Painting by Caravaggio

Jupiter, Neptune and Pluto (c. 1597) is a painting by Italian Baroque master Michelangelo Merisi da Caravaggio. It is located in the Villa Aurora, the former hunting lodge of the erstwhile Villa Ludovisi, Rome. It is unusually painted in oils on plaster and hence it is not a fresco, although it is sometimes (incorrectly) referred to as such. Oil painting is normally on canvas or, less frequently, on wood.

==Context==
According to an early biographer, one of Caravaggio's aims was to discredit critics who claimed that he had no grasp of perspective. The three figures demonstrate the most dramatic foreshortening imaginable. They contradict claims that Caravaggio always painted from live models. The artist seems to have used his own face for all three gods.

==Description==
Cardinal Francesco Maria del Monte, Caravaggio's patron, had a keen interest in alchemy. Caravaggio has painted an allegory of the alchemical triad of Paracelsus: Jupiter stands for sulphur and air, Neptune for mercury and water, and Pluto for salt and earth. Each figure is identified by his beast: Jupiter by the eagle, Neptune by the hippocamp, and Pluto by the three-headed dog Cerberus. Jupiter is reaching out to move the celestial sphere in which the Sun revolves around the Earth.

==History==
The painting was done for Caravaggio's patron Cardinal del Monte and painted on the ceiling of the Cardinal's garden casino of his country estate, which later became known as the Villa Ludovisi.

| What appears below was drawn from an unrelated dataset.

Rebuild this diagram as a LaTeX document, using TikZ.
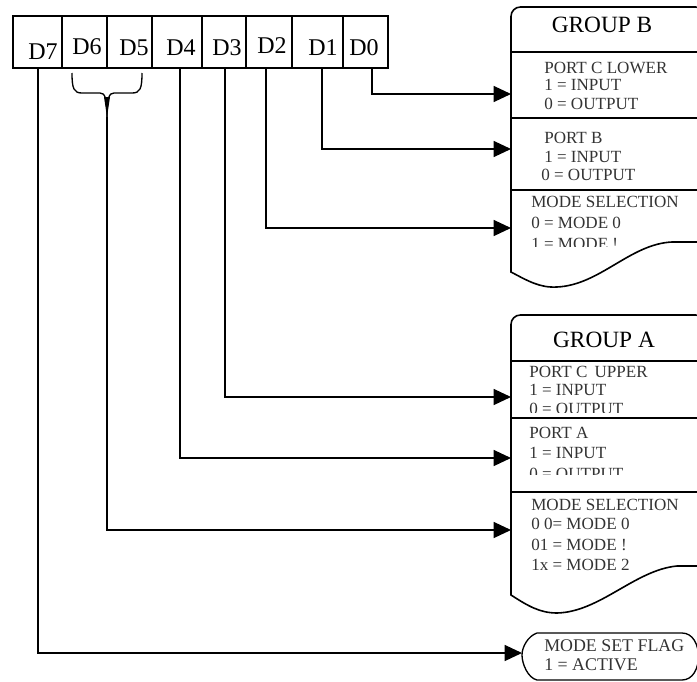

The Villa Aurora is private property in the hands of the Ludovisi family.

The property, including the mural, was put up for sale in 2021 after an inheritance dispute following the death of its last owner, Prince Nicolò Boncompagni Ludovisi, in 2018. The presence of the Caravaggio painting was a major part of the elevated price of the property, potentially making it one of the most expensive residences globally.

The property was put up for auction by a notary on January 18, 2022 for a minimum bid of 471 million euros. There were no offers. The villa requires an estimated 10 million euros of restoration work. It will be offered again at a 20 percent discount (minimum offer) on April 7, 2022.